Slowly, faintly at first, and next with terrible resolve, a column of smoke erupted from the schooner’s deck. Then a flame, licking out from a hatch like an orange tongue, consuming the jib sail in ashes.

Keen said with a gasp, “Fireship!”

“Rouse the men!”

Bolitho saw the schooner stagger as part of her maindeck collapsed in a great gust of flame and sparks. Like things released from hell the fires exploded across sails and tarred rigging, hanging the little ship into one massive torch. Bolitho could even see the blaze reflected in Eurotas’s furled canvas and shrouds as the wind carried it unwaveringly towards the anchored ship’s side.

“A boat’s cast off, sir!” Quare was reloading frantically. “The buggers will get away!”

He stopped loading as the schooner shuddered against the Eurotas’s hull and hurled a fresh column of smoke and swirling sparks high over her mastheads.

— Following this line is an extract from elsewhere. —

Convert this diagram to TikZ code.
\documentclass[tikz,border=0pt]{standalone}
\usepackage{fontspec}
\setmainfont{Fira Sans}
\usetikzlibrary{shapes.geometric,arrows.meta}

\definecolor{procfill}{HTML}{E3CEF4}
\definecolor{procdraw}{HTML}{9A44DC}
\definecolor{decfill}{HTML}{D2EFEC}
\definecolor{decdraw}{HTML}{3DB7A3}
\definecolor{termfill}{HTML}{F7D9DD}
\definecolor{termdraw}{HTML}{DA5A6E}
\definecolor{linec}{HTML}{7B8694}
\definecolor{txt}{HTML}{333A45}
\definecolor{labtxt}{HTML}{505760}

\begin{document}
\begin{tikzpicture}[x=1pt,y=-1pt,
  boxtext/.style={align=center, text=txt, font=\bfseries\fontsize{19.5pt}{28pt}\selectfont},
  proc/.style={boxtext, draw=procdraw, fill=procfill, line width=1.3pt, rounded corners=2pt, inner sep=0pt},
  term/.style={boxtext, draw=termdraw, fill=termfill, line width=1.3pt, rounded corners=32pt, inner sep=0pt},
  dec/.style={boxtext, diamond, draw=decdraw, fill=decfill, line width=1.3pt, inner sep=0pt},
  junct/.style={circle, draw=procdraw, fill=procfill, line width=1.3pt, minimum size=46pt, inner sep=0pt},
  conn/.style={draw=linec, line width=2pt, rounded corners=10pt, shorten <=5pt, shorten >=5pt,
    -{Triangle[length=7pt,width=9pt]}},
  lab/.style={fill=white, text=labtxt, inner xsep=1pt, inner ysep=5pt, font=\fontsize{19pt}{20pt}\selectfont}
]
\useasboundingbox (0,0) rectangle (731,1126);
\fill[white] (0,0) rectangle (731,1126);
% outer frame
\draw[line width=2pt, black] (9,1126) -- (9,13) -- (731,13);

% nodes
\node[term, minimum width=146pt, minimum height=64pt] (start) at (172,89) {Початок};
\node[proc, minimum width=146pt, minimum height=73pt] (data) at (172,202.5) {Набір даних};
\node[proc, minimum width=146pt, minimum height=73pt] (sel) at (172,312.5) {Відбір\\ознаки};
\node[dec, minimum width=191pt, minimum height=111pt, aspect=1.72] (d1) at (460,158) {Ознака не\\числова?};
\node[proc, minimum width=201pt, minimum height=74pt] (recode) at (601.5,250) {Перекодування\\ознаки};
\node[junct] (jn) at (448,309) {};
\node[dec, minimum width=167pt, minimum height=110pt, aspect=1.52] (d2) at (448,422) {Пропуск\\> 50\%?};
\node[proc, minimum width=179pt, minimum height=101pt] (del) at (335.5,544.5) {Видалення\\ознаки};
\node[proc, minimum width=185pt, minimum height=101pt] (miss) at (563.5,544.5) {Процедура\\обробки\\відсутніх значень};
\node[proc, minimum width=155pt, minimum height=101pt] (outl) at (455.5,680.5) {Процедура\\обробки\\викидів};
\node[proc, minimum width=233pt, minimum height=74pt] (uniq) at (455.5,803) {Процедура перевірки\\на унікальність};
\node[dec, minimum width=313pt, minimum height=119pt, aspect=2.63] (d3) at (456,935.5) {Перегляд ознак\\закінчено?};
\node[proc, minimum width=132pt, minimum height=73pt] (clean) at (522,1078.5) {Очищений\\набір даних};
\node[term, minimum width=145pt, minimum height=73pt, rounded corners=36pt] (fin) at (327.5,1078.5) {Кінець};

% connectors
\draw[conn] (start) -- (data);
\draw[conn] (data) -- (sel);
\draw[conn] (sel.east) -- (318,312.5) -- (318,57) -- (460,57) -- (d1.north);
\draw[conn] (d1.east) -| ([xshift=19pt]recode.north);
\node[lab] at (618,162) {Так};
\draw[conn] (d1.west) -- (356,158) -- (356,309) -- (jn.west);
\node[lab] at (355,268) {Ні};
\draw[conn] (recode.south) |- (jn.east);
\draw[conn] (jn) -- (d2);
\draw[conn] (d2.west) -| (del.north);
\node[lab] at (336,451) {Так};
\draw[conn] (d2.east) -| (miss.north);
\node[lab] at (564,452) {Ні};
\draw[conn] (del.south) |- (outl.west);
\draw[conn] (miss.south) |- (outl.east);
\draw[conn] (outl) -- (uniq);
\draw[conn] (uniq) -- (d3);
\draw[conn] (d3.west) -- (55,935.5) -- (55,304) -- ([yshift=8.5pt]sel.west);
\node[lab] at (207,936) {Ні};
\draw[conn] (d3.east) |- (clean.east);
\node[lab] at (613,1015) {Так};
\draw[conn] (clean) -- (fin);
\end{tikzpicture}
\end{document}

Bolitho could hear the fires taking hold, could picture the tinder-dry wood, the tarred cordage all joining together in one terrible pyre. He thought he saw some men jump into the sea, and imagined the terror below decks as the off-duty watch awoke to their own awful execution.

He felt her quivering, sobbing quietly against his shoulder.

He said, “There is nothing we can do, Viola. Some will reach the beach, but I fear that most will die.”

So Eurotas had been cut out right under Raymond’s guns. His ship, his life-line if all else failed, was blazing and crackling, the smoke rolling downwind in a great choking bank. Masts and spars were consumed and fell into the sparks, internal explosions hurled fragments high into the air to pock-mark the surrounding water with feathers of spray. One great bang rocked the gutted hulk and rolled an echo around the bay like thunder. As it finally died away, Eurotas started to settle down, the steam spouting and hissing to cover her last agony before she went to the bottom, leaving her charred poop still visible above the surface.

Keen asked quietly, “Why, sir?”

“It was our message, Mr Keen.” Bolitho turned away from the water, his eyes smarting from smoke, or was it the added bitterness of his discovery? “Tuke has chosen his reward.” He looked at Hardacre and added, “It is this place. Without Eurotas’s protection we cannot hold it now. Once installed, it would take a regiment of marines to flush him out again.”

Keen said in a small voice, “And we have no way of getting help, sir.”

As if to emphasize his words the schooner’s bows broke surface and floated away from the great frothing whirlpool of flotsam and charred remains.

Bolitho said abruptly, “Follow me.”

He found Pyper and the rest of the men grouped near the hospital hut, the wounded beside them.

Bolitho looked at them as individuals and then said, “It is my belief that Mathias Tuke has seized the means to attack this island and those others which depend on it. Otherwise he would not waste a schooner by using her as a fireship, she is too valuable for his flotilla.” He saw his words hitting home. “He will kill any natives who oppose him, and you have already seen his methods, both aboard Eurotas and ashore.”

He knew she was watching him, remembering her own torment when the transport had been captured. She even touched her shoulder at the place where her gown hid the livid brand he had set on her.